In his hometown of Nanaimo on Vancouver Island, Chris Thompson is a respected and highly visible figure in the local arts community. A multi-instrumentalist maverick musician, the dapper Thompson keeps himself busy with numerous diverse musical and other creative ventures.
One of his bands, Top Men, has in just a few years become something of a local legend. Described as ‘gentleman’s techno,’ the largely instrumental four-piece outfit draws inspiration from such as Daft Punk and Giorgio Moroder, every few months staging self-financed, one-off spectacular movie-themed shows (read: dance parties) that have consistently dazzled adoring Nanaimo audiences.
Thompson also helms The Wedding Band, a strictly for fun live outfit he describes as “holding to the ideal of The Big Chill soundtrack,” covering rock and soul classics from 1955 to 1972. And then there are Thompson’s annual Christmas albums of original material, one of which included a song about and, on the CD’s inner tray told the story of, a friend’s nasty tobogganing accident. It’s just a hunch, but I cannot imagine too many songs have ever been written about winter sports mishaps.
Ah, Venice, on the other hand, has since 2006 been Thompson’s folk/acoustic-oriented outlet for his most personal material. (Even then, folky or otherwise, in true eccentric Thompson fashion the sole instrumentation of one prior incarnation of Ah, Venice consisted only of two drummers and three bass guitarists.)
Movies loom large in Thompson’s world and, like Top Men, Ah, Venice was named after an Indiana Jones reference, but musically he views it as a home for “catchy, positive songs about heartache and regret.” Following Yellow House (2008) and I’m an Aeronautical Engineer (2010), the heartache and regret are in sharp focus on Go to Hell, Chris Thompson. The title is “a quote, and the album is about suffering the loss of the person who said it,” states Thompson. In fact, the title is taken from not one, but two songs of that name, written by a bitter ex-girlfriend. All but one song on the new Ah, Venice album deal with the disintegration of that relationship and, because of other external pressures, what Thompson describes as a “complicated time, emotionally.”
Go to Hell, Chris Thompson opens with the extraordinary Defiance, packing more emotional pain and cathartic release into its one minute and fifty-two seconds than is reasonable. Following a pretty acoustic guitar intro, in an anguished, cracked voice (which, at various points across the album’s duration, recalls Conor Oberst, David Byrne, John Darnielle or Eef Barzelay) Thompson delivers the killer lines, When it comes right down to it / And defiance is all I’ve got / I will not be broken by you…by you…by you…by you.

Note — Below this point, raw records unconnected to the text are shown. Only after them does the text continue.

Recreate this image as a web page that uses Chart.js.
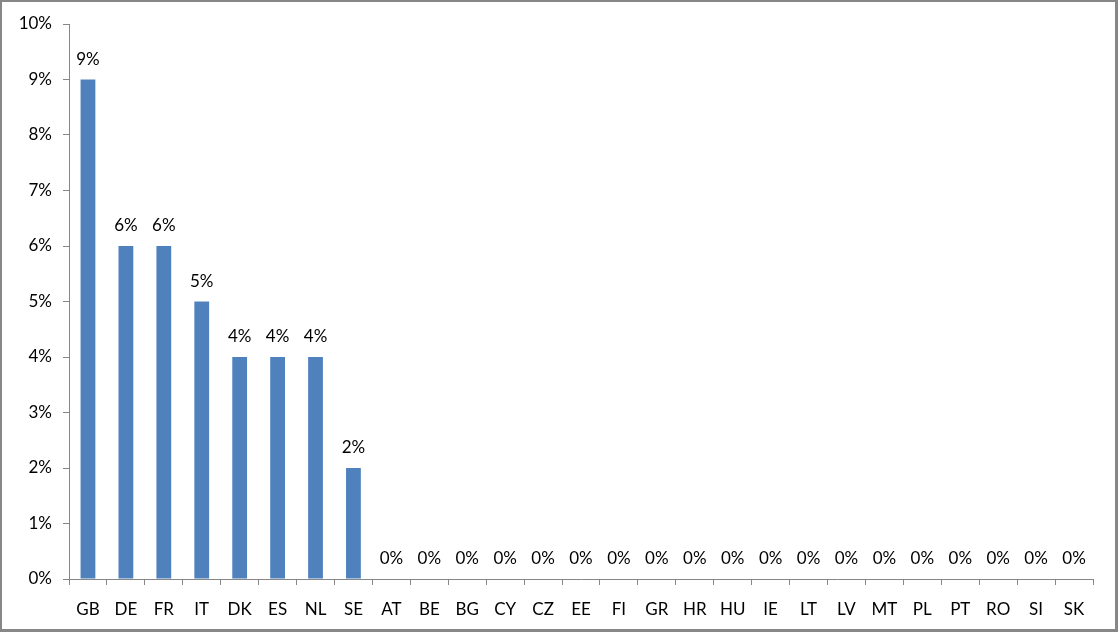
<!DOCTYPE html>
<html>
<head>
<meta charset="utf-8">
<script src="https://cdn.jsdelivr.net/npm/chart.js@4/dist/chart.umd.min.js"></script>
<style>
  html, body { margin: 0; padding: 0; background: #fff; }
  #wrap {
    width: 1118px; height: 632px; box-sizing: border-box;
    border: 2px solid #878787; border-right-width: 3px; border-bottom-width: 3px;
    background: #fff;
  }
  #wrap canvas { display: block; }
</style>
</head>
<body>
<div id="wrap"><canvas id="chart"></canvas></div>
<script>
const countries = ["GB", "DE", "FR", "IT", "DK", "ES", "NL", "SE", "AT", "BE", "BG", "CY", "CZ", "EE", "FI", "GR", "HR", "HU", "IE", "LT", "LV", "MT", "PL", "PT", "RO", "SI", "SK"];
const shares = [9, 6, 6, 5, 4, 4, 4, 2, 0, 0, 0, 0, 0, 0, 0, 0, 0, 0, 0, 0, 0, 0, 0, 0, 0, 0, 0];
const yTicks = [0, 1, 2, 3, 4, 5, 6, 7, 8, 9, 10];

const FONT = "Lato, 'Open Sans', sans-serif";
const AXIS = '#868686';

// value labels above each bar
const barLabels = {
  id: 'barLabels',
  afterDatasetsDraw(chart) {
    const ctx = chart.ctx;
    const meta = chart.getDatasetMeta(0);
    ctx.save();
    ctx.font = '17px ' + FONT;
    ctx.fillStyle = '#000';
    ctx.textAlign = 'center';
    ctx.textBaseline = 'alphabetic';
    meta.data.forEach((bar, i) => {
      ctx.fillText(shares[i] + '%', bar.x, bar.y - 15);
    });
    ctx.restore();
  }
};

const canvas = document.getElementById('chart');
canvas.width = 1113;
canvas.height = 627;

new Chart(canvas.getContext('2d'), {
  type: 'bar',
  data: {
    labels: countries,
    datasets: [{
      data: shares,
      backgroundColor: '#4F81BD',
      borderWidth: 0,
      barPercentage: 0.39,
      categoryPercentage: 1
    }]
  },
  options: {
    responsive: false,
    animation: false,
    devicePixelRatio: 1,
    layout: { padding: { top: 22, right: 22, bottom: 0, left: 0 } },
    plugins: { legend: { display: false }, tooltip: { enabled: false } },
    scales: {
      x: {
        afterFit: (s) => { s.height = 50; },
        grid: { drawOnChartArea: false, drawTicks: true, tickLength: 6, color: AXIS, offset: true },
        border: { display: true, color: AXIS, width: 1 },
        ticks: { color: '#000', font: { family: FONT, size: 17 }, padding: 14, maxRotation: 0, autoSkip: false }
      },
      y: {
        min: yTicks[0],
        max: yTicks[yTicks.length - 1],
        afterFit: (s) => { s.width = 67; },
        afterBuildTicks: (s) => { s.ticks = yTicks.map(v => ({ value: v })); },
        grid: { drawOnChartArea: false, drawTicks: true, tickLength: 6, color: AXIS },
        border: { display: true, color: AXIS, width: 1 },
        ticks: { color: '#000', font: { family: FONT, size: 17 }, padding: 11, callback: (v) => v + '%' }
      }
    }
  },
  plugins: [barLabels]
});
</script>
</body>
</html>
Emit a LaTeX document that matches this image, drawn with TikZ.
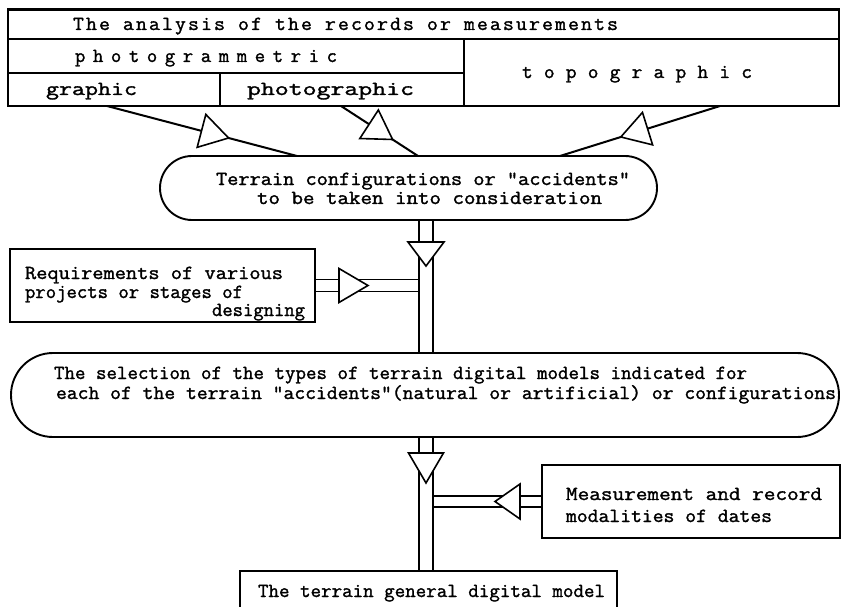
\documentclass[tikz,border=0pt]{standalone}
\usepackage{fontspec}
\usepackage{graphicx}
\usetikzlibrary{shapes.misc,decorations.markings,backgrounds,calc}
\newfontfamily\lettering{Latin Modern Mono}[FakeBold=1.4]
% letter spacing, then stretch the line to the given width (pt)
\newcommand\fitline[3]{{\addfontfeature{LetterSpace=#1}\resizebox{#2pt}{\height}{#3}}}
\begin{document}
\begin{tikzpicture}[x=1pt,y=-1pt,
  frame/.style={draw, line width=2pt, inner sep=0pt, outer sep=0pt, fill=white},
  cell/.style={draw, line width=1.6pt, inner sep=0pt, outer sep=0pt},
  oval/.style={draw, rounded rectangle, line width=1.9pt, fill=white, inner sep=0pt, outer sep=0pt},
  txt/.style={anchor=base west, inner sep=0pt, outer sep=0pt, font=\lettering\fontsize{20}{22}\selectfont},
  feed/.style={line width=2pt},
  pipe/.style={preaction={draw=black, line width=#1pt+3pt}, draw=white, line width=#1pt},
  tip/.style n args={3}{postaction={decorate, decoration={markings,
      mark=at position #1 with {\draw[draw=black, fill=white, line width=1.6pt, line join=miter]
        (0pt,0pt) -- (-#2pt,#3pt) -- (-#2pt,-#3pt) -- cycle;}}}}
]
\useasboundingbox (0,0) rectangle (843,607);
\clip (0,0) rectangle (843,607);

% table of record types
\node[frame, line width=2.4pt, minimum width=831pt, minimum height=96.5pt, anchor=north west] (tbl) at (8,9.5) {};
\node[cell, minimum width=831pt, minimum height=29.5pt, anchor=north west] (ctitle) at (8,9.5) {};
\node[cell, minimum width=456pt, minimum height=34pt, anchor=north west] (cpgm) at (8,39) {};
\node[cell, minimum width=212pt, minimum height=33pt, anchor=north west] (cgra) at (8,73) {};
\node[cell, minimum width=244pt, minimum height=33pt, anchor=north west] (cpho) at (220,73) {};
\node[cell, minimum width=375pt, minimum height=67pt, anchor=north west] (ctopo) at (464,39) {};

% process ovals
\node[oval, minimum width=497pt, minimum height=64pt] (ov1) at (408.5,188) {};
\node[oval, minimum width=828pt, minimum height=84pt] (ov2) at (425,395) {};

% side inputs and result
\node[frame, minimum width=305pt, minimum height=73pt, anchor=north west] (req) at (10,249) {};
\node[frame, minimum width=298pt, minimum height=73pt, anchor=north west] (meas) at (542,465) {};
\node[frame, minimum width=377pt, minimum height=45pt, anchor=north west] (gen) at (240,571) {};

% lettering
\node[txt] (t0) at (73,30) {\fitline{10}{545}{The analysis of the records or measurements}};
\node[txt] (t1) at (75,62) {\fitline{38}{262}{photogrammetric}};
\node[txt] (t2) at (46,95) {\fitline{0}{91}{graphic}};
\node[txt] (t3) at (247,95) {\fitline{0}{167}{photographic}};
\node[txt] (t4) at (522,78) {\fitline{54}{230}{topographic}};
\node[txt] (t5) at (216,185) {\fitline{0}{414}{Terrain configurations or "accidents"}};
\node[txt] (t6) at (257,204) {\fitline{0}{345}{to be taken into consideration}};
\node[txt] (t7) at (25,279) {\fitline{0}{258}{Requirements of various}};
\node[txt] (t8) at (25,298) {\fitline{0}{218}{projects or stages of}};
\node[txt] (t9) at (212,316) {\fitline{0}{93}{designing}};
\node[txt] (t10) at (54,379) {\fitline{0}{693}{The selection of the types of terrain digital models indicated for}};
\node[txt] (t11) at (56,399) {\fitline{0}{780}{each of the terrain "accidents"(natural or artificial) or configurations}};
\node[txt] (t12) at (566,500) {\fitline{0}{256}{Measurement and record}};
\node[txt] (t13) at (566,522) {\fitline{0}{206}{modalities of dates}};
\node[txt] (t14) at (258,597) {\fitline{0}{347}{The terrain general digital model}};

\coordinate (spine) at (426,0);

\begin{scope}[on background layer]
  % feeds from the table into the first oval
  \draw[feed, tip={0.64}{28}{17}] ($(tbl.south west)+(99,0)$) -- ($(ov1.north)+(-111.5,0)$);
  \draw[feed, tip={0.67}{28}{17}] ($(tbl.south west)+(333,0)$) -- ($(ov1.north)+(9.5,0)$);
  \draw[feed, tip={0.62}{28}{17}] ($(tbl.south west)+(712,0)$) -- ($(ov1.north)+(151.5,0)$);
  % main double-line flow
  \draw[pipe=12.5, tip={0.346}{24}{18}] (ov1.south -| spine) -- (ov2.north -| spine);
  \draw[pipe=12.5, tip={0.343}{30}{17.5}] (ov2.south -| spine) -- (gen.north -| spine);
  % side inputs
  \draw[pipe=10.5, tip={0.513}{29}{17}] (req.east) -- ($(req.east -| spine)+(-7.75,0)$);
  \draw[pipe=9.5, tip={0.434}{25}{17.5}] (meas.west) -- ($(meas.west -| spine)+(7.75,0)$);
\end{scope}
\end{tikzpicture}
\end{document}
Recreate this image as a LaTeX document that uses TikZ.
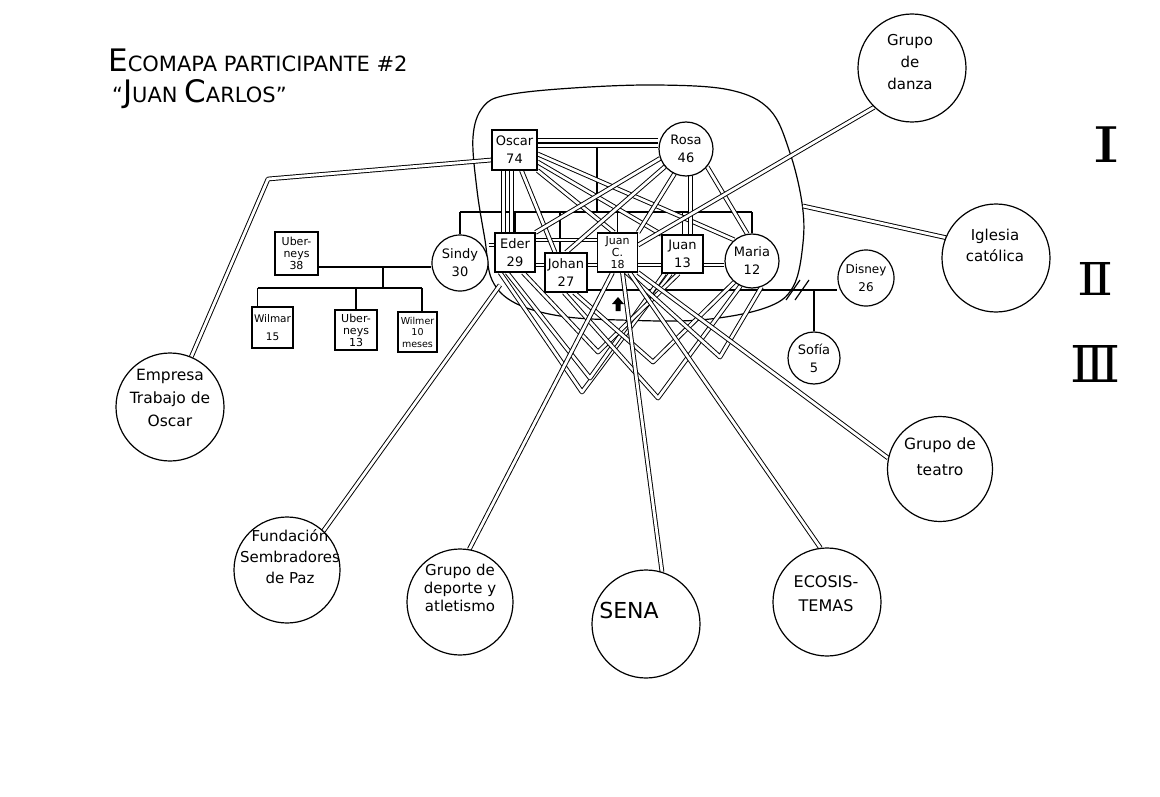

Thompson is joined by several other soaring voices on Defiance, the majority of whom within the fourteen contributors to this most ambitious of Ah, Venice’s releases to date, regularly gig and record in their own right. Such is the widespread acknowledgment of his skills and standing in his local music scene that Thompson can call on a wealth of talent to help realise his vision.
The riveting Forgot All My Lines segues into the six-minute Until it Had Become Me, a powerful epic ushered in by two minutes of stately piano and horns, before giving way to ukulele and acoustic guitar. It is no coincidence that this, Devil’s in the Details and the aching New Hotel in particular are reminiscent of Field Report, as Chris Porterfield’s literate storytelling is a clear and admitted influence on Thompson’s writing. Taylor Goldsmith, M.C. Taylor, the Guthrie’s Woody and Jim, The Acorn and Ben Folds are also noted influential presences helping to shape Thompson’s increasingly affecting material.
The album closes with the storming, Arcade Fire-esque We Go Where the Wild Geese Go, then one minute and forty seconds of just Thompson and a meandering clarinet on Very Good Friend. Interestingly, the lyric of the latter may either allude to a situation where Thompson and the ex-girlfriend at the heart of this story have crawled from the wreckage to remain civil, or else actually begin the story, taking the theme full circle. I guess only Thompson and the lady concerned hold the answer.
Recorded over two years while Thompson was grafting as a taxi driver and juggling his other pursuits, Go to Hell, Chris Thompson is in the grand scheme a limited local release, but that it is a beautifully realised concept album about love gone wrong lends it undeniable universal appeal. This deeply moving album deserves to be heard far and wide, well beyond the small Vancouver Island city in which it was crafted, and where the tale it presents took place. If, as I hope, it should indeed take off, Go to Hell, Chris Thompson could well be the breakthrough those who have followed this fine songwriter’s fortunes for a decade have long predicted.